Windfarm Green Investment Bank privatisation

The Green Investment Bank has today sought to downplay fears privatisation of the government-backed bank will dilute its ability to raise private capital and undermine its UK Windfarm Funding credentials, insisting the move will free it up to mobilise higher levels of investment in a wider range of low carbon project.

Speaking to Business Green ahead of today’s announcement that the government is to sell off a stake in the bank, Green Investment Bank (GIB) chief executive Shaun Kingsbury said the controversial move meant “good news for the green impact we can have”.

He added that moving the bank into the private sector would free it from EU State Aid rules and allow it to invest in clean tech areas that it was previously barred from supporting, such as electric vehicles infrastructure or smart grid technologies.

“Investing in low carbon transportation has always been challenging and at the edge of State Aid rules,” Kingsbury said. “One thing we talked about was could we finance electric taxis in London – that was at the edge of what we can do currently, but now we can look at it. We can also look at rail electrification, we can look at energy storage.
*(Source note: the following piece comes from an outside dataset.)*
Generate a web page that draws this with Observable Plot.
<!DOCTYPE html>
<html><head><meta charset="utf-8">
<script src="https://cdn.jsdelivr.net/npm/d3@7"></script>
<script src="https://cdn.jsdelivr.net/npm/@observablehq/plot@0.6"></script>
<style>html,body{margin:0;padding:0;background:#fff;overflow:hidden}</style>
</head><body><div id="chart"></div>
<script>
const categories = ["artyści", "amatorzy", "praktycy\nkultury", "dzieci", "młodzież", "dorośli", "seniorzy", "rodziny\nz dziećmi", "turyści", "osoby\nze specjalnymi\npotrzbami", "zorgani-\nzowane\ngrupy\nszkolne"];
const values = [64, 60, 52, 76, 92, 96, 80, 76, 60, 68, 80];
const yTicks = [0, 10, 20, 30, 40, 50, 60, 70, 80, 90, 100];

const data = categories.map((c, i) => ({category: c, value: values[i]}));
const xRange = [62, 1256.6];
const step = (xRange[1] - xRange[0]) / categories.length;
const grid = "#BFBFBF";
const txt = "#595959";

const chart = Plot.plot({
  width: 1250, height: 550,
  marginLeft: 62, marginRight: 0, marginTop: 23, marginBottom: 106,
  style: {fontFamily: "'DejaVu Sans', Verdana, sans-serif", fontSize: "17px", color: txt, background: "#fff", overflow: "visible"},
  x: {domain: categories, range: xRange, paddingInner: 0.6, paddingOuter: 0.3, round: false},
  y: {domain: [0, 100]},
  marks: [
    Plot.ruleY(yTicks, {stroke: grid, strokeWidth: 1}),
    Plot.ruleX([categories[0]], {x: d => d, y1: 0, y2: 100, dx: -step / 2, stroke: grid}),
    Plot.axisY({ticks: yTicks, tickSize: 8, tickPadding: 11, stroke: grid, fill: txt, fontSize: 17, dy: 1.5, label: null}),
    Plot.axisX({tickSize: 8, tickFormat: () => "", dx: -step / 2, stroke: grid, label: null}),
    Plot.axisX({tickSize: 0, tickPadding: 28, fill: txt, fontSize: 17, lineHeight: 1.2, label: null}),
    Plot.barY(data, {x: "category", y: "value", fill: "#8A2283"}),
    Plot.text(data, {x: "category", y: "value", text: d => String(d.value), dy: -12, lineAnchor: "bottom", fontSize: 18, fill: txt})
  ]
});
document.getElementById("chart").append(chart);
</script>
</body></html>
Bringing in private capital is not just about getting us more capital, it is also about broadening what we can invest in.”
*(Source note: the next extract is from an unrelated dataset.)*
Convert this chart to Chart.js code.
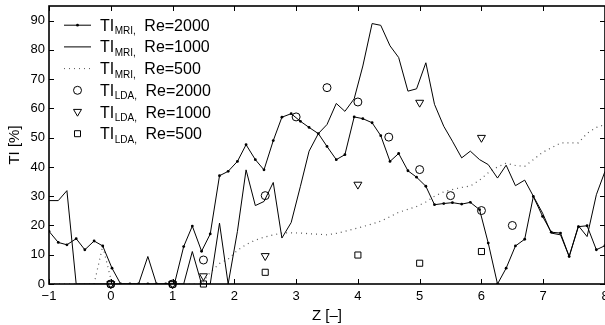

The Department for Business, Innovation and Skills will announce today it plans to offload a stake in the bank in order to give the bank greater freedom to borrow and access private capital.
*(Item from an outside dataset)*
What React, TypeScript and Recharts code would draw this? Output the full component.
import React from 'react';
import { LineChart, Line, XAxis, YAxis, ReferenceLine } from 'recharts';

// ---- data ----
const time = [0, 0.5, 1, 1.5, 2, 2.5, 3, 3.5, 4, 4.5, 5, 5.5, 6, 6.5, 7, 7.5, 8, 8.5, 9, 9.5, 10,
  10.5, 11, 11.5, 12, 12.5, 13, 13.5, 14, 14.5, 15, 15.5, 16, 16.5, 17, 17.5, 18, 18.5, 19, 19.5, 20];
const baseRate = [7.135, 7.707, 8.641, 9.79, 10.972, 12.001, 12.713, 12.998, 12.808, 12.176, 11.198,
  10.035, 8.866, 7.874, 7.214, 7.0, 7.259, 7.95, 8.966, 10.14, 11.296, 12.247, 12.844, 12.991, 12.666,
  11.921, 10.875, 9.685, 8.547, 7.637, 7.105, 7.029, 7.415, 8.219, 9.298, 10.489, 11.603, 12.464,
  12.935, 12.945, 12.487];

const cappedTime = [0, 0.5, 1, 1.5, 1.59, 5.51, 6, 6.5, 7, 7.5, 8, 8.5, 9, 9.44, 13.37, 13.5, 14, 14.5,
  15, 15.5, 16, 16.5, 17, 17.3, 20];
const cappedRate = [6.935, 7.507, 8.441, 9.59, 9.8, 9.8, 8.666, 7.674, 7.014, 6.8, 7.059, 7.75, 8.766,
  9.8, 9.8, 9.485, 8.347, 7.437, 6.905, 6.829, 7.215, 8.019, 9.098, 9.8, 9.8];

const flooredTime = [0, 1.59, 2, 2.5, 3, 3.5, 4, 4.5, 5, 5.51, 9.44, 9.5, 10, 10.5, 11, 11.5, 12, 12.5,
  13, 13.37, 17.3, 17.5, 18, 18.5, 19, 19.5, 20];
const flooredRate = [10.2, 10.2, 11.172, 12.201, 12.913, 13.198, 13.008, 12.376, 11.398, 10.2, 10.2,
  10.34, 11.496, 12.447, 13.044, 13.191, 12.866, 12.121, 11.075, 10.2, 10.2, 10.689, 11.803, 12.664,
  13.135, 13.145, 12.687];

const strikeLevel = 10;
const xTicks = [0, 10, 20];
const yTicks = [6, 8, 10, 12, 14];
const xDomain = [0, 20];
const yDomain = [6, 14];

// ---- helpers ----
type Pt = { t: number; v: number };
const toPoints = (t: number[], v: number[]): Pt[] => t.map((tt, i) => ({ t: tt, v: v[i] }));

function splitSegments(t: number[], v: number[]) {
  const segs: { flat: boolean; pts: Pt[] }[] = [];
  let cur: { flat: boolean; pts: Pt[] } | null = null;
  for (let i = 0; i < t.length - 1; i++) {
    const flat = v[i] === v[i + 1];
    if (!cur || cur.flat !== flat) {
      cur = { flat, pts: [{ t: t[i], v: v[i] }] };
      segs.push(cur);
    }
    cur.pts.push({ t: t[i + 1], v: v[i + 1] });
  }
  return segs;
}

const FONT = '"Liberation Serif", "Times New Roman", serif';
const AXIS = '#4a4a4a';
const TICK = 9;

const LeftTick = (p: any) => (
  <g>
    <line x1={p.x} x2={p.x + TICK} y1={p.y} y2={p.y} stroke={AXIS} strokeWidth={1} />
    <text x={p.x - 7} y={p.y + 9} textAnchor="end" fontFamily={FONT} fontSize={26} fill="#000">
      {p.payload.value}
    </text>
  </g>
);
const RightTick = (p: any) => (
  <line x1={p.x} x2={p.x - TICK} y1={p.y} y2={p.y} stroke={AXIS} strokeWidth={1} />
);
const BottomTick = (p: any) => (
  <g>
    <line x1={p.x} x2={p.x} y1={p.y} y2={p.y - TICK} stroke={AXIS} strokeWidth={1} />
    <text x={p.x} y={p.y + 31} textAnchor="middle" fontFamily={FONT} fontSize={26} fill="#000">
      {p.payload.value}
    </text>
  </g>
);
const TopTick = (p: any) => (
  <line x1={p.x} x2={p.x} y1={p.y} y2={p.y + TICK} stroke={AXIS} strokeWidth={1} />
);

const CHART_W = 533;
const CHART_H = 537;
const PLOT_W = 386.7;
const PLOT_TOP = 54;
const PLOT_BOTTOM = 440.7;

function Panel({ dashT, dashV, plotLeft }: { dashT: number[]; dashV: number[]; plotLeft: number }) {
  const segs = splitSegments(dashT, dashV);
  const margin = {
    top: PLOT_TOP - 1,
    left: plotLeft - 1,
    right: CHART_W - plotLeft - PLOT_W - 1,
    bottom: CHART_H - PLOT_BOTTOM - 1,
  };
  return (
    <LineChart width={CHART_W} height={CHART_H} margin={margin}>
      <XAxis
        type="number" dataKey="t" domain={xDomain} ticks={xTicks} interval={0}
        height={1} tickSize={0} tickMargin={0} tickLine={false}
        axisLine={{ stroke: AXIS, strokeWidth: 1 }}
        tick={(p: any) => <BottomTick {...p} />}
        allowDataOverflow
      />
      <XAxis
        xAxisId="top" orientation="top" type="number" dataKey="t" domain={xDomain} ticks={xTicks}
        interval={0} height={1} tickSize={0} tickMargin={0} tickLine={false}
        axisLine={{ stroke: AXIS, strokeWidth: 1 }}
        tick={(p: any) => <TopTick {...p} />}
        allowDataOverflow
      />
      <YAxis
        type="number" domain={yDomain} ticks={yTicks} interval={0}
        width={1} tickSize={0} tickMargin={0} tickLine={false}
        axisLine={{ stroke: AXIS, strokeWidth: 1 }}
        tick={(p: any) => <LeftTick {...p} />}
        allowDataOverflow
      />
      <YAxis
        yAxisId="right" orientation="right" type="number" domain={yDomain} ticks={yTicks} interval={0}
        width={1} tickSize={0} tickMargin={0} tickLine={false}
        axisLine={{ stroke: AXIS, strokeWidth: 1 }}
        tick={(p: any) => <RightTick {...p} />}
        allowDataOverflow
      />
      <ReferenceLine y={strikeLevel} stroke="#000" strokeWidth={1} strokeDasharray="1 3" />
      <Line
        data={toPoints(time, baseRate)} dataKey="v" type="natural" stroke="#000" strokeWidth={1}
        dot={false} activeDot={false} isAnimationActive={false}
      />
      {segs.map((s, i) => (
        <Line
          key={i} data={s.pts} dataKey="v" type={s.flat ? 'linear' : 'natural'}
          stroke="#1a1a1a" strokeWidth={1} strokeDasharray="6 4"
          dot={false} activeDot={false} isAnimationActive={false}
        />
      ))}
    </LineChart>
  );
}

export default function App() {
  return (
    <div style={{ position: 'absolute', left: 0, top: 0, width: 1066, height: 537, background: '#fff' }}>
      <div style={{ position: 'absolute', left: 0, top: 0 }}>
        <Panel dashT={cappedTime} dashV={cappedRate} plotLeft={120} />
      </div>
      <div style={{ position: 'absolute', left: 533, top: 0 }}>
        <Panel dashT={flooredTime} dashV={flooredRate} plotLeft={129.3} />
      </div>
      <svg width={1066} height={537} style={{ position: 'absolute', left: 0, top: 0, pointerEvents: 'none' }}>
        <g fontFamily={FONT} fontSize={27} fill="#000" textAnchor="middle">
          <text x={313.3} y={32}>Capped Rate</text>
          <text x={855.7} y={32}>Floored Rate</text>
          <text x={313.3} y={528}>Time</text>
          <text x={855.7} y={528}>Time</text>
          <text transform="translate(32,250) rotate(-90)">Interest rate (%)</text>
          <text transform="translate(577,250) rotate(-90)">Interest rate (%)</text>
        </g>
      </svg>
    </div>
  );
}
The precise detail of how big a stake the government is looking to offload was not disclosed, but industry sources said they expected to the government to retain a “significant minority stake” in a manner similar to the recent privatisation of Royal Mail which saw the state hold around a 30 per cent stake in the business.

Business Secretary Sajid Javid said the sale would allow the bank to build on its recent success. “The Green Investment Bank has shown that investment in green technologies can be a profitable business,” he said. “The challenge now is to build on this success. The bank will still be green, still be profitable, still be a market-leader in financing environmentally sound infrastructure. But free from limitations on where it can borrow money and EU regulations on state aid, the bank will be able to access a much greater volume of capital.”

His comments were echoed by Chancellor of the Exchequer George Osborne, whose deficit reduction targets had effectively blocked the bank from borrowing while it remained a state institution. “In 2012 we set up the Green Investment Bank to support important investment in the UK’s green infrastructure and since then it’s gone from strength to strength,” he said. “That is why we can now begin exploring options for moving the bank into the private sector to enable it to access larger pools of capital and act more freely to invest in a broad range of green sectors. We want the Green Investment bank to attract more investment and we will use the money we raise to pay down the national debt and deliver lasting economic security for working people.”

However, the move has already been criticised in some quarters, with ministers accused of offloading a state asset that has just started to turn a profit and forgoing the opportunity to give the bank the power to borrow at the ultra-low interest rates currently available to the government.

“Providing the bank with greater flexibility to borrow and invest in a wider range of projects is key to the bank’s future success and this could be achieved in many ways,” said Nick Molho of the Aldersgate Group. “But an actual privatisation of the bank has to be weighed against the way a majority sale could be interpreted by low-carbon investors and our international partners in these critical months ahead of the Paris climate summit. Rightly or wrongly, some may see it as evidence of a lack of confidence from the government in its own green policies, particularly in the wake of its retrospective policy change on onshore wind. Ministers need to handle any sale really carefully to ensure investor confidence is retained.”